= Exercise objective =
Each line below should be retyped exactly, with no pictures.

= Supplied data =
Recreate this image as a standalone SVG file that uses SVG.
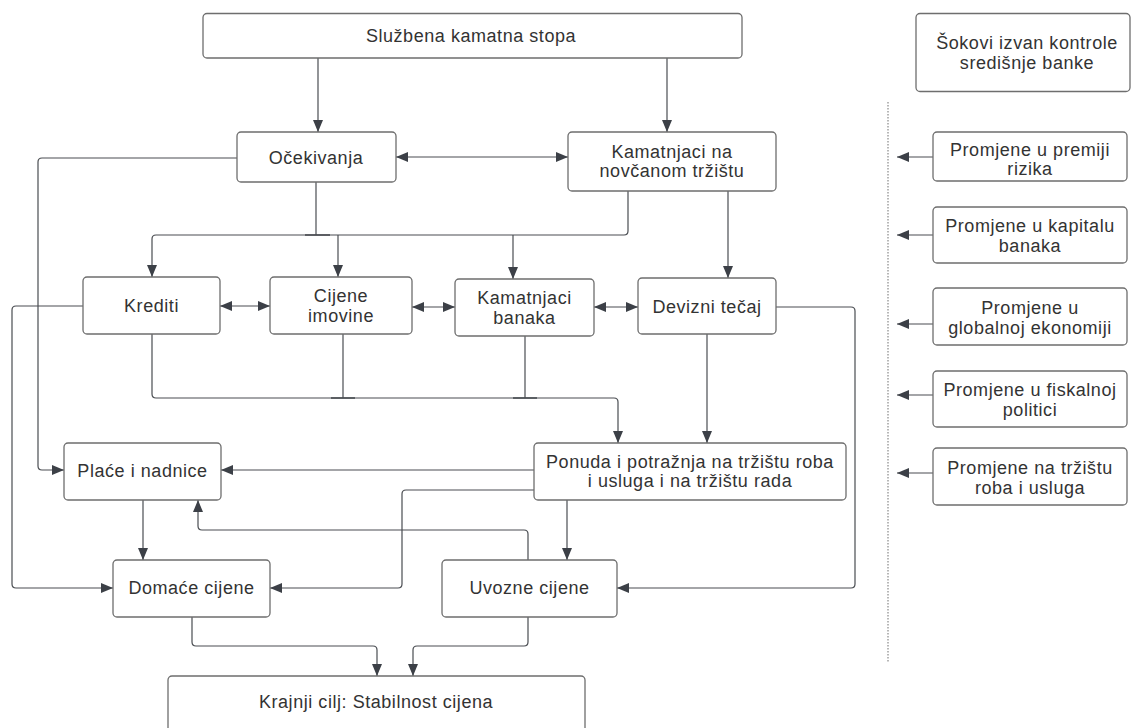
<svg xmlns="http://www.w3.org/2000/svg" width="1132" height="728" viewBox="0 0 1132 728">
<style>
.box{fill:#fff;stroke:#6e6e6e;stroke-width:1.3}
.t{font-family:"Liberation Sans",Arial,sans-serif;font-size:18px;letter-spacing:0.55px;fill:#333;text-anchor:middle}
.c{fill:none;stroke:#4a4d52;stroke-width:1.2}
.tick{stroke:#4a4d52;stroke-width:1.6}
.dot{stroke:#888;stroke-width:1.2;stroke-dasharray:1.5 1.5}
</style>
<defs>
<marker id="ah" viewBox="0 0 12 12" refX="12" refY="6" markerWidth="12" markerHeight="12" markerUnits="userSpaceOnUse" orient="auto-start-reverse">
<path d="M0,1 L12,6 L0,11 z" fill="#3c4047"/>
</marker>
</defs>
<rect width="1132" height="728" fill="#fff"/>

<g id="connectors">
<path class="c" d="M318,58 V132" marker-end="url(#ah)"/>
<path class="c" d="M667,58 V132" marker-end="url(#ah)"/>
<path class="c" d="M396,157 H568" marker-start="url(#ah)" marker-end="url(#ah)"/>
<path class="c" d="M237,158 H42 Q38,158 38,162 V466 Q38,470 42,470 H64" marker-end="url(#ah)"/>
<path class="c" d="M316,182 V235"/>
<line class="tick" x1="305" y1="235" x2="330" y2="235"/>
<path class="c" d="M628,191 V231 Q628,235 624,235 H156 Q152,235 152,239 V277" marker-end="url(#ah)"/>
<path class="c" d="M338,235 V277" marker-end="url(#ah)"/>
<path class="c" d="M513,235 V279" marker-end="url(#ah)"/>
<path class="c" d="M728,191 V278" marker-end="url(#ah)"/>
<path class="c" d="M220,306 H270" marker-start="url(#ah)" marker-end="url(#ah)"/>
<path class="c" d="M412,307 H455" marker-start="url(#ah)" marker-end="url(#ah)"/>
<path class="c" d="M594,307 H638" marker-start="url(#ah)" marker-end="url(#ah)"/>
<path class="c" d="M83,306 H16 Q12,306 12,310 V584 Q12,588 16,588 H113" marker-end="url(#ah)"/>
<path class="c" d="M152,334 V394 Q152,398 156,398 H614 Q618,398 618,402 V443" marker-end="url(#ah)"/>
<path class="c" d="M343,334 V398"/>
<line class="tick" x1="331" y1="398" x2="355" y2="398"/>
<path class="c" d="M525,336 V398"/>
<line class="tick" x1="513" y1="398" x2="537" y2="398"/>
<path class="c" d="M707,334 V443" marker-end="url(#ah)"/>
<path class="c" d="M776,307 H851 Q855,307 855,311 V584 Q855,588 851,588 H617" marker-end="url(#ah)"/>
<path class="c" d="M534,470 H221" marker-end="url(#ah)"/>
<path class="c" d="M534,490 H406 Q402,490 402,494 V584 Q402,588 398,588 H270" marker-end="url(#ah)"/>
<path class="c" d="M567,500 V560" marker-end="url(#ah)"/>
<path class="c" d="M528,560 V534 Q528,530 524,530 H202 Q198,530 198,526 V500" marker-end="url(#ah)"/>
<path class="c" d="M143,500 V560" marker-end="url(#ah)"/>
<path class="c" d="M192,617 V642 Q192,646 196,646 H373 Q377,646 377,650 V676" marker-end="url(#ah)"/>
<path class="c" d="M528,617 V642 Q528,646 524,646 H417 Q413,646 413,650 V676" marker-end="url(#ah)"/>
<path class="c" d="M933,157 H897" marker-end="url(#ah)"/>
<path class="c" d="M933,235 H897" marker-end="url(#ah)"/>
<path class="c" d="M933,324 H897" marker-end="url(#ah)"/>
<path class="c" d="M933,395 H897" marker-end="url(#ah)"/>
<path class="c" d="M933,473 H897" marker-end="url(#ah)"/>
</g>

<line id="divider" class="dot" x1="888" y1="102" x2="888" y2="663"/>

<g id="n-sluzbena"><rect class="box" x="203" y="13.5" width="539" height="44.5" rx="4"/><text class="t" x="471" y="42">Službena kamatna stopa</text></g>
<g id="n-sokovi"><rect class="box" x="916" y="13.5" width="214" height="78" rx="4"/><text class="t" x="1027" y="49">Šokovi izvan kontrole</text><text class="t" x="1027" y="69">središnje banke</text></g>
<g id="n-ocekivanja"><rect class="box" x="237" y="132" width="159" height="50" rx="4"/><text class="t" x="316" y="163.5">Očekivanja</text></g>
<g id="n-kamatnjaci-nt"><rect class="box" x="568" y="132" width="208" height="59" rx="4"/><text class="t" x="672" y="158">Kamatnjaci na</text><text class="t" x="672" y="177">novčanom tržištu</text></g>
<g id="n-krediti"><rect class="box" x="83" y="277" width="137" height="57" rx="4"/><text class="t" x="151.5" y="312">Krediti</text></g>
<g id="n-cijene-imovine"><rect class="box" x="270" y="277" width="142" height="57" rx="4"/><text class="t" x="341" y="302">Cijene</text><text class="t" x="341" y="322">imovine</text></g>
<g id="n-kamatnjaci-banaka"><rect class="box" x="455" y="279" width="139" height="57" rx="4"/><text class="t" x="524.5" y="304">Kamatnjaci</text><text class="t" x="524.5" y="324">banaka</text></g>
<g id="n-devizni"><rect class="box" x="638" y="278" width="138" height="56" rx="4"/><text class="t" x="707" y="312.5">Devizni tečaj</text></g>
<g id="n-place"><rect class="box" x="64" y="443" width="157" height="57" rx="4"/><text class="t" x="142.5" y="477">Plaće i nadnice</text></g>
<g id="n-ponuda"><rect class="box" x="534" y="443" width="312" height="57" rx="4"/><text class="t" x="690" y="468">Ponuda i potražnja na tržištu roba</text><text class="t" x="690" y="487">i usluga i na tržištu rada</text></g>
<g id="n-domace"><rect class="box" x="113" y="560" width="157" height="57" rx="4"/><text class="t" x="191.5" y="594">Domaće cijene</text></g>
<g id="n-uvozne"><rect class="box" x="442" y="560" width="175" height="57" rx="4"/><text class="t" x="529.5" y="594">Uvozne cijene</text></g>
<g id="n-krajnji"><rect class="box" x="168" y="676" width="417" height="70" rx="4"/><text class="t" x="376" y="708">Krajnji cilj: Stabilnost cijena</text></g>
<g id="n-premija"><rect class="box" x="933" y="132" width="194" height="49" rx="4"/><text class="t" x="1030" y="156">Promjene u premiji</text><text class="t" x="1030" y="175">rizika</text></g>
<g id="n-kapital"><rect class="box" x="933" y="207" width="194" height="56" rx="4"/><text class="t" x="1030" y="232">Promjene u kapitalu</text><text class="t" x="1030" y="252">banaka</text></g>
<g id="n-globalna"><rect class="box" x="933" y="288" width="194" height="57" rx="4"/><text class="t" x="1030" y="314">Promjene u</text><text class="t" x="1030" y="334">globalnoj ekonomiji</text></g>
<g id="n-fiskalna"><rect class="box" x="933" y="371" width="194" height="56" rx="4"/><text class="t" x="1030" y="396">Promjene u fiskalnoj</text><text class="t" x="1030" y="416">politici</text></g>
<g id="n-trziste"><rect class="box" x="933" y="448" width="194" height="57" rx="4"/><text class="t" x="1030" y="474">Promjene na tržištu</text><text class="t" x="1030" y="494">roba i usluga</text></g>
</svg>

= Task response =
Recreate this image as a standalone SVG file that uses SVG.
<svg xmlns="http://www.w3.org/2000/svg" width="1132" height="728" viewBox="0 0 1132 728">
<style>
.box{fill:#fff;stroke:#6e6e6e;stroke-width:1.3}
.t{font-family:"Liberation Sans",Arial,sans-serif;font-size:18px;letter-spacing:0.55px;fill:#333;text-anchor:middle}
.c{fill:none;stroke:#4a4d52;stroke-width:1.2}
.tick{stroke:#4a4d52;stroke-width:1.6}
.dot{stroke:#888;stroke-width:1.2;stroke-dasharray:1.5 1.5}
</style>
<defs>
<marker id="ah" viewBox="0 0 12 12" refX="12" refY="6" markerWidth="12" markerHeight="12" markerUnits="userSpaceOnUse" orient="auto-start-reverse">
<path d="M0,1 L12,6 L0,11 z" fill="#3c4047"/>
</marker>
</defs>
<rect width="1132" height="728" fill="#fff"/>

<g id="connectors">
<path class="c" d="M318,58 V132" marker-end="url(#ah)"/>
<path class="c" d="M667,58 V132" marker-end="url(#ah)"/>
<path class="c" d="M396,157 H568" marker-start="url(#ah)" marker-end="url(#ah)"/>
<path class="c" d="M237,158 H42 Q38,158 38,162 V466 Q38,470 42,470 H64" marker-end="url(#ah)"/>
<path class="c" d="M316,182 V235"/>
<line class="tick" x1="305" y1="235" x2="330" y2="235"/>
<path class="c" d="M628,191 V231 Q628,235 624,235 H156 Q152,235 152,239 V277" marker-end="url(#ah)"/>
<path class="c" d="M338,235 V277" marker-end="url(#ah)"/>
<path class="c" d="M513,235 V279" marker-end="url(#ah)"/>
<path class="c" d="M728,191 V278" marker-end="url(#ah)"/>
<path class="c" d="M220,306 H270" marker-start="url(#ah)" marker-end="url(#ah)"/>
<path class="c" d="M412,307 H455" marker-start="url(#ah)" marker-end="url(#ah)"/>
<path class="c" d="M594,307 H638" marker-start="url(#ah)" marker-end="url(#ah)"/>
<path class="c" d="M83,306 H16 Q12,306 12,310 V584 Q12,588 16,588 H113" marker-end="url(#ah)"/>
<path class="c" d="M152,334 V394 Q152,398 156,398 H614 Q618,398 618,402 V443" marker-end="url(#ah)"/>
<path class="c" d="M343,334 V398"/>
<line class="tick" x1="331" y1="398" x2="355" y2="398"/>
<path class="c" d="M525,336 V398"/>
<line class="tick" x1="513" y1="398" x2="537" y2="398"/>
<path class="c" d="M707,334 V443" marker-end="url(#ah)"/>
<path class="c" d="M776,307 H851 Q855,307 855,311 V584 Q855,588 851,588 H617" marker-end="url(#ah)"/>
<path class="c" d="M534,470 H221" marker-end="url(#ah)"/>
<path class="c" d="M534,490 H406 Q402,490 402,494 V584 Q402,588 398,588 H270" marker-end="url(#ah)"/>
<path class="c" d="M567,500 V560" marker-end="url(#ah)"/>
<path class="c" d="M528,560 V534 Q528,530 524,530 H202 Q198,530 198,526 V500" marker-end="url(#ah)"/>
<path class="c" d="M143,500 V560" marker-end="url(#ah)"/>
<path class="c" d="M192,617 V642 Q192,646 196,646 H373 Q377,646 377,650 V676" marker-end="url(#ah)"/>
<path class="c" d="M528,617 V642 Q528,646 524,646 H417 Q413,646 413,650 V676" marker-end="url(#ah)"/>
<path class="c" d="M933,157 H897" marker-end="url(#ah)"/>
<path class="c" d="M933,235 H897" marker-end="url(#ah)"/>
<path class="c" d="M933,324 H897" marker-end="url(#ah)"/>
<path class="c" d="M933,395 H897" marker-end="url(#ah)"/>
<path class="c" d="M933,473 H897" marker-end="url(#ah)"/>
</g>

<line id="divider" class="dot" x1="888" y1="102" x2="888" y2="663"/>

<g id="n-sluzbena"><rect class="box" x="203" y="13.5" width="539" height="44.5" rx="4"/><text class="t" x="471" y="42">Službena kamatna stopa</text></g>
<g id="n-sokovi"><rect class="box" x="916" y="13.5" width="214" height="78" rx="4"/><text class="t" x="1027" y="49">Šokovi izvan kontrole</text><text class="t" x="1027" y="69">središnje banke</text></g>
<g id="n-ocekivanja"><rect class="box" x="237" y="132" width="159" height="50" rx="4"/><text class="t" x="316" y="163.5">Očekivanja</text></g>
<g id="n-kamatnjaci-nt"><rect class="box" x="568" y="132" width="208" height="59" rx="4"/><text class="t" x="672" y="158">Kamatnjaci na</text><text class="t" x="672" y="177">novčanom tržištu</text></g>
<g id="n-krediti"><rect class="box" x="83" y="277" width="137" height="57" rx="4"/><text class="t" x="151.5" y="312">Krediti</text></g>
<g id="n-cijene-imovine"><rect class="box" x="270" y="277" width="142" height="57" rx="4"/><text class="t" x="341" y="302">Cijene</text><text class="t" x="341" y="322">imovine</text></g>
<g id="n-kamatnjaci-banaka"><rect class="box" x="455" y="279" width="139" height="57" rx="4"/><text class="t" x="524.5" y="304">Kamatnjaci</text><text class="t" x="524.5" y="324">banaka</text></g>
<g id="n-devizni"><rect class="box" x="638" y="278" width="138" height="56" rx="4"/><text class="t" x="707" y="312.5">Devizni tečaj</text></g>
<g id="n-place"><rect class="box" x="64" y="443" width="157" height="57" rx="4"/><text class="t" x="142.5" y="477">Plaće i nadnice</text></g>
<g id="n-ponuda"><rect class="box" x="534" y="443" width="312" height="57" rx="4"/><text class="t" x="690" y="468">Ponuda i potražnja na tržištu roba</text><text class="t" x="690" y="487">i usluga i na tržištu rada</text></g>
<g id="n-domace"><rect class="box" x="113" y="560" width="157" height="57" rx="4"/><text class="t" x="191.5" y="594">Domaće cijene</text></g>
<g id="n-uvozne"><rect class="box" x="442" y="560" width="175" height="57" rx="4"/><text class="t" x="529.5" y="594">Uvozne cijene</text></g>
<g id="n-krajnji"><rect class="box" x="168" y="676" width="417" height="70" rx="4"/><text class="t" x="376" y="708">Krajnji cilj: Stabilnost cijena</text></g>
<g id="n-premija"><rect class="box" x="933" y="132" width="194" height="49" rx="4"/><text class="t" x="1030" y="156">Promjene u premiji</text><text class="t" x="1030" y="175">rizika</text></g>
<g id="n-kapital"><rect class="box" x="933" y="207" width="194" height="56" rx="4"/><text class="t" x="1030" y="232">Promjene u kapitalu</text><text class="t" x="1030" y="252">banaka</text></g>
<g id="n-globalna"><rect class="box" x="933" y="288" width="194" height="57" rx="4"/><text class="t" x="1030" y="314">Promjene u</text><text class="t" x="1030" y="334">globalnoj ekonomiji</text></g>
<g id="n-fiskalna"><rect class="box" x="933" y="371" width="194" height="56" rx="4"/><text class="t" x="1030" y="396">Promjene u fiskalnoj</text><text class="t" x="1030" y="416">politici</text></g>
<g id="n-trziste"><rect class="box" x="933" y="448" width="194" height="57" rx="4"/><text class="t" x="1030" y="474">Promjene na tržištu</text><text class="t" x="1030" y="494">roba i usluga</text></g>
</svg>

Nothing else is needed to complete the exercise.